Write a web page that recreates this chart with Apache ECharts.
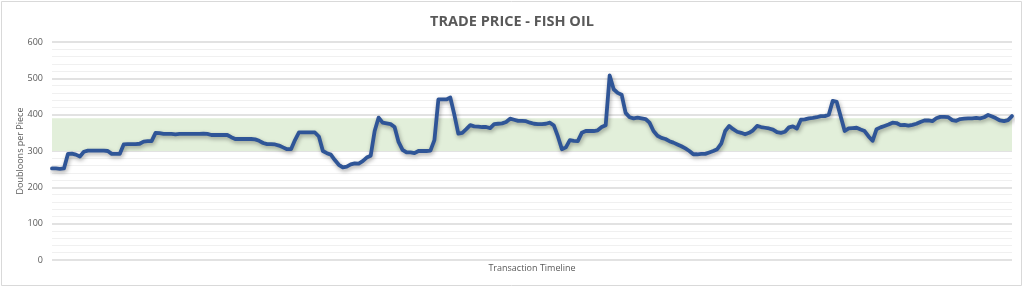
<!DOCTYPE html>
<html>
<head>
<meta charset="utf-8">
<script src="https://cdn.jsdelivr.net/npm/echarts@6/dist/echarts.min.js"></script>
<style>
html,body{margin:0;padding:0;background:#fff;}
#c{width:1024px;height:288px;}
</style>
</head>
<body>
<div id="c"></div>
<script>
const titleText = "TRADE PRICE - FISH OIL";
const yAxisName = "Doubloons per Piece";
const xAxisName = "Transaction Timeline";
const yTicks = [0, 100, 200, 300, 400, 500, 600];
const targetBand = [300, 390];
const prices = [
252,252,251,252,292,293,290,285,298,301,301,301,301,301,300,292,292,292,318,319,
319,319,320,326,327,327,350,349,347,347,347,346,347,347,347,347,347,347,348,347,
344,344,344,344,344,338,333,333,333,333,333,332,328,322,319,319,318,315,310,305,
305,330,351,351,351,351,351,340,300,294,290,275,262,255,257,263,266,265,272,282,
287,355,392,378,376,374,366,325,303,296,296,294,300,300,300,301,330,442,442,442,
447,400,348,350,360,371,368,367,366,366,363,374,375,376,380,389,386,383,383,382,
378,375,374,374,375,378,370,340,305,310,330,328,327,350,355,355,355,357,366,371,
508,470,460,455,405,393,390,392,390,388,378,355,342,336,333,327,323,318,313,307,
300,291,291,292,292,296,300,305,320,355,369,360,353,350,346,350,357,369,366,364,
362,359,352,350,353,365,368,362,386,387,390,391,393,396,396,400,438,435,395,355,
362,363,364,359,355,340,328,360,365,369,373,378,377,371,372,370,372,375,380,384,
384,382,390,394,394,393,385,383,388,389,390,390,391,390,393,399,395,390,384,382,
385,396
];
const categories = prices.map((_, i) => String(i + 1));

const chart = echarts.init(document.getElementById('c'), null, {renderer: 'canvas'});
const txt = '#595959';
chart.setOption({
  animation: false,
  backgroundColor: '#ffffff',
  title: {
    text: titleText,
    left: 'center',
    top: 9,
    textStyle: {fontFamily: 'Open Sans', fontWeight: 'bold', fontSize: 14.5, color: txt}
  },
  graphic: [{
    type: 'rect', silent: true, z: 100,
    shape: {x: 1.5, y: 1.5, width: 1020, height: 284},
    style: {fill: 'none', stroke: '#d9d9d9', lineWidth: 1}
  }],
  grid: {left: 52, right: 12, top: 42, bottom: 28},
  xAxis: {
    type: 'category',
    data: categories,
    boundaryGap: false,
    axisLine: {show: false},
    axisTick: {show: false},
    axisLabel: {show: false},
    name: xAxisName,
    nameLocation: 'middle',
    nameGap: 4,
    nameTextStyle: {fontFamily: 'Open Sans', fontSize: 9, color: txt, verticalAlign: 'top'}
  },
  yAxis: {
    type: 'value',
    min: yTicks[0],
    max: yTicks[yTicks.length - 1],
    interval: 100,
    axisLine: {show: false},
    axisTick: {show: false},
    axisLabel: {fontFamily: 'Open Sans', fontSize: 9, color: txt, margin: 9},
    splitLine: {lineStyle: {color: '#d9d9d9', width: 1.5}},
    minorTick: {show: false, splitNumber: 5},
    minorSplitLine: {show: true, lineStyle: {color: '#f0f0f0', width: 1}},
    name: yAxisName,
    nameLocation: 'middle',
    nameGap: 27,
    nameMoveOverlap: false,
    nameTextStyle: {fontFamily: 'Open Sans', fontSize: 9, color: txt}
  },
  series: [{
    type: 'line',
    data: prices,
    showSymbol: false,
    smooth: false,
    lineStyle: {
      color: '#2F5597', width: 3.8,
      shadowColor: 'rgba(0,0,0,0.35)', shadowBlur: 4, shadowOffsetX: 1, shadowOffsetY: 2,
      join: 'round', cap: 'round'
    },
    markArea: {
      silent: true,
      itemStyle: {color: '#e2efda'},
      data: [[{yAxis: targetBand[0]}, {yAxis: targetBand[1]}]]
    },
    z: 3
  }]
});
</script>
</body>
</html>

....

Your instructions ::
Restate the whole listing above exactly, please, omitting every image.

Task solution ::
Write a web page that recreates this chart with Apache ECharts.
<!DOCTYPE html>
<html>
<head>
<meta charset="utf-8">
<script src="https://cdn.jsdelivr.net/npm/echarts@6/dist/echarts.min.js"></script>
<style>
html,body{margin:0;padding:0;background:#fff;}
#c{width:1024px;height:288px;}
</style>
</head>
<body>
<div id="c"></div>
<script>
const titleText = "TRADE PRICE - FISH OIL";
const yAxisName = "Doubloons per Piece";
const xAxisName = "Transaction Timeline";
const yTicks = [0, 100, 200, 300, 400, 500, 600];
const targetBand = [300, 390];
const prices = [
252,252,251,252,292,293,290,285,298,301,301,301,301,301,300,292,292,292,318,319,
319,319,320,326,327,327,350,349,347,347,347,346,347,347,347,347,347,347,348,347,
344,344,344,344,344,338,333,333,333,333,333,332,328,322,319,319,318,315,310,305,
305,330,351,351,351,351,351,340,300,294,290,275,262,255,257,263,266,265,272,282,
287,355,392,378,376,374,366,325,303,296,296,294,300,300,300,301,330,442,442,442,
447,400,348,350,360,371,368,367,366,366,363,374,375,376,380,389,386,383,383,382,
378,375,374,374,375,378,370,340,305,310,330,328,327,350,355,355,355,357,366,371,
508,470,460,455,405,393,390,392,390,388,378,355,342,336,333,327,323,318,313,307,
300,291,291,292,292,296,300,305,320,355,369,360,353,350,346,350,357,369,366,364,
362,359,352,350,353,365,368,362,386,387,390,391,393,396,396,400,438,435,395,355,
362,363,364,359,355,340,328,360,365,369,373,378,377,371,372,370,372,375,380,384,
384,382,390,394,394,393,385,383,388,389,390,390,391,390,393,399,395,390,384,382,
385,396
];
const categories = prices.map((_, i) => String(i + 1));

const chart = echarts.init(document.getElementById('c'), null, {renderer: 'canvas'});
const txt = '#595959';
chart.setOption({
  animation: false,
  backgroundColor: '#ffffff',
  title: {
    text: titleText,
    left: 'center',
    top: 9,
    textStyle: {fontFamily: 'Open Sans', fontWeight: 'bold', fontSize: 14.5, color: txt}
  },
  graphic: [{
    type: 'rect', silent: true, z: 100,
    shape: {x: 1.5, y: 1.5, width: 1020, height: 284},
    style: {fill: 'none', stroke: '#d9d9d9', lineWidth: 1}
  }],
  grid: {left: 52, right: 12, top: 42, bottom: 28},
  xAxis: {
    type: 'category',
    data: categories,
    boundaryGap: false,
    axisLine: {show: false},
    axisTick: {show: false},
    axisLabel: {show: false},
    name: xAxisName,
    nameLocation: 'middle',
    nameGap: 4,
    nameTextStyle: {fontFamily: 'Open Sans', fontSize: 9, color: txt, verticalAlign: 'top'}
  },
  yAxis: {
    type: 'value',
    min: yTicks[0],
    max: yTicks[yTicks.length - 1],
    interval: 100,
    axisLine: {show: false},
    axisTick: {show: false},
    axisLabel: {fontFamily: 'Open Sans', fontSize: 9, color: txt, margin: 9},
    splitLine: {lineStyle: {color: '#d9d9d9', width: 1.5}},
    minorTick: {show: false, splitNumber: 5},
    minorSplitLine: {show: true, lineStyle: {color: '#f0f0f0', width: 1}},
    name: yAxisName,
    nameLocation: 'middle',
    nameGap: 27,
    nameMoveOverlap: false,
    nameTextStyle: {fontFamily: 'Open Sans', fontSize: 9, color: txt}
  },
  series: [{
    type: 'line',
    data: prices,
    showSymbol: false,
    smooth: false,
    lineStyle: {
      color: '#2F5597', width: 3.8,
      shadowColor: 'rgba(0,0,0,0.35)', shadowBlur: 4, shadowOffsetX: 1, shadowOffsetY: 2,
      join: 'round', cap: 'round'
    },
    markArea: {
      silent: true,
      itemStyle: {color: '#e2efda'},
      data: [[{yAxis: targetBand[0]}, {yAxis: targetBand[1]}]]
    },
    z: 3
  }]
});
</script>
</body>
</html>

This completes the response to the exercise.